Reproduce all of the data below without alteration; exclude every picture.
========================
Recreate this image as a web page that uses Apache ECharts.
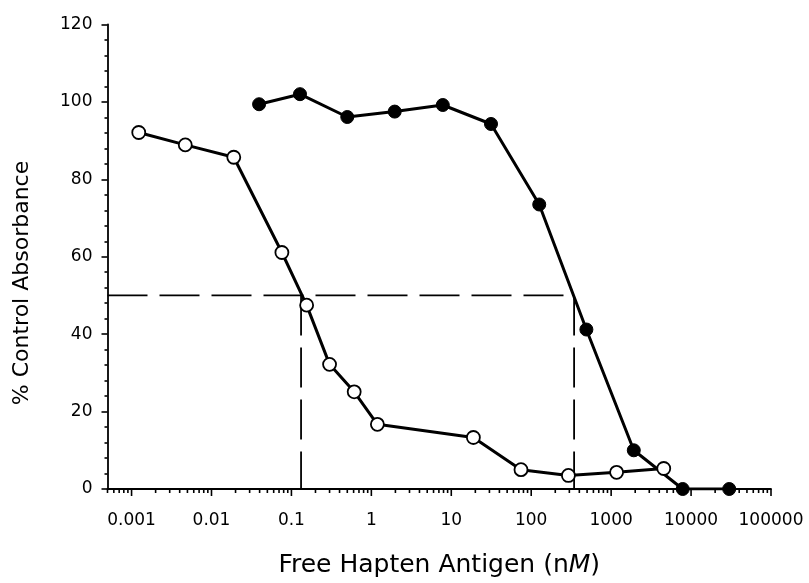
<!DOCTYPE html>
<html>
<head>
<meta charset="utf-8">
<script src="https://cdn.jsdelivr.net/npm/echarts@6/dist/echarts.min.js"></script>
<style>
html,body{margin:0;padding:0;background:#fff;}
#chart{width:809px;height:583px;}
</style>
</head>
<body>
<div id="chart"></div>
<script>
// ---- data ----
const openX = [0.00123, 0.0047, 0.019, 0.076, 0.155, 0.30, 0.61, 1.19, 18.9, 74.5, 292, 1170, 4550];
const openY = [92.1, 88.9, 85.7, 61.1, 47.5, 32.2, 25.1, 16.7, 13.3, 5.0, 3.5, 4.3, 5.3];
const filledX = [0.0394, 0.128, 0.50, 1.96, 7.83, 31.4, 126, 490, 1920, 7850, 30000];
const filledY = [99.4, 102.0, 96.1, 97.5, 99.2, 94.3, 73.5, 41.2, 10.0, 0, 0];
const halfLevel = 50;
const ic50Open = 0.132;
const ic50Filled = 344;
const xMin = 0.0005, xMax = 100000;
const majorTicks = [0.001, 0.01, 0.1, 1, 10, 100, 1000, 10000, 100000];
const minorMultipliers = [2, 3, 4, 5, 6, 7, 8, 9];
const yTicks = [0, 20, 40, 60, 80, 100, 120];

const FONT = 'DejaVu Sans';

// x-axis tick marks (log-distributed), drawn via the axis scale
const tickData = [];
[0.0001].concat(majorTicks).forEach(function (d) {
  if (d >= xMin && d <= xMax) tickData.push([d, 1]);
  minorMultipliers.forEach(function (m) {
    const v = +(m * d).toPrecision(3);
    if (v >= xMin && v <= xMax && v < d * 10) tickData.push([v, 0]);
  });
});

const pair = (xs, ys) => xs.map((x, i) => [x, ys[i]]);

const chart = echarts.init(document.getElementById('chart'), null, {renderer: 'canvas'});
chart.setOption({
  animation: false,
  backgroundColor: '#fff',
  grid: {left: 107.5, right: 38, top: 24.5, bottom: 92.5, containLabel: false},
  xAxis: {
    type: 'log', logBase: 10, min: xMin, max: xMax, splitNumber: 10,
    axisLine: {lineStyle: {color: '#000', width: 1.8}},
    axisTick: {show: false},
    splitLine: {show: false},
    axisLabel: {
      color: '#000', fontFamily: FONT, fontSize: 17, margin: 23,
      formatter: function (v) {
        const l = Math.log10(v);
        if (Math.abs(l - Math.round(l)) > 1e-6) return '';
        const n = Math.round(l);
        return n < 0 ? Math.pow(10, n).toFixed(-n) : String(Math.round(Math.pow(10, n)));
      }
    },
    name: 'Free Hapten Antigen (n{i|M})',
    nameLocation: 'middle', nameGap: 64,
    nameTextStyle: {
      color: '#000', fontFamily: FONT, fontSize: 25,
      rich: {i: {fontStyle: 'italic', fontFamily: FONT, fontSize: 25, color: '#000'}}
    }
  },
  yAxis: {
    type: 'value', min: 0, max: 120, interval: 20,
    axisLine: {show: true, lineStyle: {color: '#000', width: 1.8}},
    axisTick: {show: true, length: 6, lineStyle: {color: '#000', width: 1.6}},
    minorTick: {show: true, splitNumber: 5, length: 3, lineStyle: {color: '#000', width: 1.6}},
    splitLine: {show: false},
    axisLabel: {color: '#000', fontFamily: FONT, fontSize: 17, margin: 15}
  },
  graphic: [{
    type: 'text', x: 22, y: 283, rotation: Math.PI / 2,
    style: {text: '% Control Absorbance', fill: '#000', font: '22px "DejaVu Sans"', textAlign: 'center', textVerticalAlign: 'middle'}
  }],
  series: [
    {
      type: 'custom', silent: true, clip: false, z: 1,
      data: tickData,
      renderItem: function (params, api) {
        const p = api.coord([api.value(0), 0]);
        const len = api.value(1) ? 7 : 4;
        return {type: 'line', shape: {x1: p[0], y1: p[1], x2: p[0], y2: p[1] + len},
                style: {stroke: '#000', lineWidth: 1.6}};
      }
    },
    {
      type: 'line', z: 2, symbol: 'none', silent: true,
      data: [[xMin, halfLevel], [ic50Filled, halfLevel]],
      lineStyle: {color: '#000', width: 1.8, type: [40, 12]}
    },
    {
      type: 'line', z: 2, symbol: 'none', silent: true,
      data: [[ic50Open, halfLevel], [ic50Open, 0]],
      lineStyle: {color: '#000', width: 1.8, type: [40, 12]}
    },
    {
      type: 'line', z: 2, symbol: 'none', silent: true,
      data: [[ic50Filled, halfLevel], [ic50Filled, 0]],
      lineStyle: {color: '#000', width: 1.8, type: [40, 12]}
    },
    {
      type: 'line', z: 3, name: 'filled',
      data: pair(filledX, filledY),
      symbol: 'circle', symbolSize: 13,
      lineStyle: {color: '#000', width: 3},
      itemStyle: {color: '#000', borderColor: '#000', borderWidth: 1}
    },
    {
      type: 'line', z: 4, name: 'open',
      data: pair(openX, openY),
      symbol: 'circle', symbolSize: 13,
      lineStyle: {color: '#000', width: 3},
      itemStyle: {color: '#fff', borderColor: '#000', borderWidth: 1.8}
    }
  ]
});
</script>
</body>
</html>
========================
-- Finished task --
Recreate this image as a web page that uses Apache ECharts.
<!DOCTYPE html>
<html>
<head>
<meta charset="utf-8">
<script src="https://cdn.jsdelivr.net/npm/echarts@6/dist/echarts.min.js"></script>
<style>
html,body{margin:0;padding:0;background:#fff;}
#chart{width:809px;height:583px;}
</style>
</head>
<body>
<div id="chart"></div>
<script>
// ---- data ----
const openX = [0.00123, 0.0047, 0.019, 0.076, 0.155, 0.30, 0.61, 1.19, 18.9, 74.5, 292, 1170, 4550];
const openY = [92.1, 88.9, 85.7, 61.1, 47.5, 32.2, 25.1, 16.7, 13.3, 5.0, 3.5, 4.3, 5.3];
const filledX = [0.0394, 0.128, 0.50, 1.96, 7.83, 31.4, 126, 490, 1920, 7850, 30000];
const filledY = [99.4, 102.0, 96.1, 97.5, 99.2, 94.3, 73.5, 41.2, 10.0, 0, 0];
const halfLevel = 50;
const ic50Open = 0.132;
const ic50Filled = 344;
const xMin = 0.0005, xMax = 100000;
const majorTicks = [0.001, 0.01, 0.1, 1, 10, 100, 1000, 10000, 100000];
const minorMultipliers = [2, 3, 4, 5, 6, 7, 8, 9];
const yTicks = [0, 20, 40, 60, 80, 100, 120];

const FONT = 'DejaVu Sans';

// x-axis tick marks (log-distributed), drawn via the axis scale
const tickData = [];
[0.0001].concat(majorTicks).forEach(function (d) {
  if (d >= xMin && d <= xMax) tickData.push([d, 1]);
  minorMultipliers.forEach(function (m) {
    const v = +(m * d).toPrecision(3);
    if (v >= xMin && v <= xMax && v < d * 10) tickData.push([v, 0]);
  });
});

const pair = (xs, ys) => xs.map((x, i) => [x, ys[i]]);

const chart = echarts.init(document.getElementById('chart'), null, {renderer: 'canvas'});
chart.setOption({
  animation: false,
  backgroundColor: '#fff',
  grid: {left: 107.5, right: 38, top: 24.5, bottom: 92.5, containLabel: false},
  xAxis: {
    type: 'log', logBase: 10, min: xMin, max: xMax, splitNumber: 10,
    axisLine: {lineStyle: {color: '#000', width: 1.8}},
    axisTick: {show: false},
    splitLine: {show: false},
    axisLabel: {
      color: '#000', fontFamily: FONT, fontSize: 17, margin: 23,
      formatter: function (v) {
        const l = Math.log10(v);
        if (Math.abs(l - Math.round(l)) > 1e-6) return '';
        const n = Math.round(l);
        return n < 0 ? Math.pow(10, n).toFixed(-n) : String(Math.round(Math.pow(10, n)));
      }
    },
    name: 'Free Hapten Antigen (n{i|M})',
    nameLocation: 'middle', nameGap: 64,
    nameTextStyle: {
      color: '#000', fontFamily: FONT, fontSize: 25,
      rich: {i: {fontStyle: 'italic', fontFamily: FONT, fontSize: 25, color: '#000'}}
    }
  },
  yAxis: {
    type: 'value', min: 0, max: 120, interval: 20,
    axisLine: {show: true, lineStyle: {color: '#000', width: 1.8}},
    axisTick: {show: true, length: 6, lineStyle: {color: '#000', width: 1.6}},
    minorTick: {show: true, splitNumber: 5, length: 3, lineStyle: {color: '#000', width: 1.6}},
    splitLine: {show: false},
    axisLabel: {color: '#000', fontFamily: FONT, fontSize: 17, margin: 15}
  },
  graphic: [{
    type: 'text', x: 22, y: 283, rotation: Math.PI / 2,
    style: {text: '% Control Absorbance', fill: '#000', font: '22px "DejaVu Sans"', textAlign: 'center', textVerticalAlign: 'middle'}
  }],
  series: [
    {
      type: 'custom', silent: true, clip: false, z: 1,
      data: tickData,
      renderItem: function (params, api) {
        const p = api.coord([api.value(0), 0]);
        const len = api.value(1) ? 7 : 4;
        return {type: 'line', shape: {x1: p[0], y1: p[1], x2: p[0], y2: p[1] + len},
                style: {stroke: '#000', lineWidth: 1.6}};
      }
    },
    {
      type: 'line', z: 2, symbol: 'none', silent: true,
      data: [[xMin, halfLevel], [ic50Filled, halfLevel]],
      lineStyle: {color: '#000', width: 1.8, type: [40, 12]}
    },
    {
      type: 'line', z: 2, symbol: 'none', silent: true,
      data: [[ic50Open, halfLevel], [ic50Open, 0]],
      lineStyle: {color: '#000', width: 1.8, type: [40, 12]}
    },
    {
      type: 'line', z: 2, symbol: 'none', silent: true,
      data: [[ic50Filled, halfLevel], [ic50Filled, 0]],
      lineStyle: {color: '#000', width: 1.8, type: [40, 12]}
    },
    {
      type: 'line', z: 3, name: 'filled',
      data: pair(filledX, filledY),
      symbol: 'circle', symbolSize: 13,
      lineStyle: {color: '#000', width: 3},
      itemStyle: {color: '#000', borderColor: '#000', borderWidth: 1}
    },
    {
      type: 'line', z: 4, name: 'open',
      data: pair(openX, openY),
      symbol: 'circle', symbolSize: 13,
      lineStyle: {color: '#000', width: 3},
      itemStyle: {color: '#fff', borderColor: '#000', borderWidth: 1.8}
    }
  ]
});
</script>
</body>
</html>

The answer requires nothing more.